Structured Cabling, a complex network of cabling often used in office buildings and on campuses, consists primarily of CAT-5, CAT-5E, CAT-6 and or fiber optic cables. The basic principal behind structured cabling is to organize a large quantity of cables in such a way as to make network maintenance, repairs and additions simple for those individuals who maintain the system. Looking forward though, it is easy to see that long term there will likely need to be changes made to these types of structured systems.
While the systems are able to maintain a significant amount of efficiency in terms of transfer of data and network speed, inefficiencies remain in terms of the amount of man hours required to design, develop and deploy these structured cable systems. When a single system may utilize literally thousands upon thousands of individuals cables, the physical effort required to implement such a solution into a business, or university, or government building is quite monumental. As we enter an era of never before seen efficiency in many arenas; manufacturing, food production, lending and banking, etc… it is not difficult to see that this efficiency must extend to the networks that support these businesses.
So one must ask, “What’s next for structured cabling?” While the question is certainly one that is on many minds, the answer is not so simple to find. Surely there are those who dream of a day that finds wireless standards capable of carrying the amount of data that these systems support, but realistically this is not a likely possibility in the near to mid term. While wireless standards are able to achieve the high rate of transfer that these systems often support, when saddled with high capacities the wireless connections slow more rapidly than their cabled counterparts.
While one does not have the gift of clairvoyance, it is not difficult to understand that there are many talented minds working hard on these very questions. Not long ago Google began rolling out their Project Loon, balloons can be deployed, allowing for internet to be brought to developing regions and areas struck by disaster. Notwithstanding that such a project does not have many practical implications for structured cabling, it does not take a crystal ball to see that this type of abstract thinking is what will be required for the next significant advancement in structured cabling.
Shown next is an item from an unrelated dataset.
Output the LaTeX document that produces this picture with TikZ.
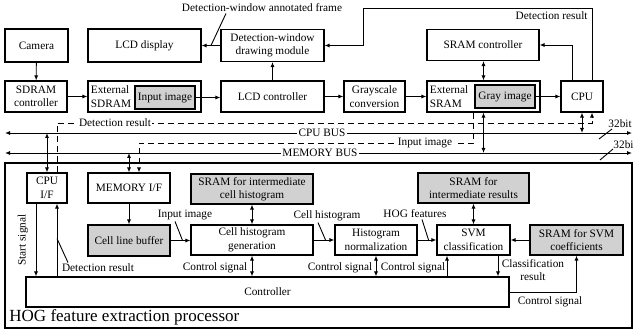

The future of structured cabling is on the not too distant horizon. The minds that will mold and form the deployments of the future are in schools now. The dreamers that will influence the way that we transfer data in 10, 15 and even 100 years from now are likely day dreaming about how to make their mark on the world. While the transference of data is far from being the sexiest of technologies, make no mistake that when the idea that changes the way that we support businesses comes along some young person will be made rich in a very short amount of time.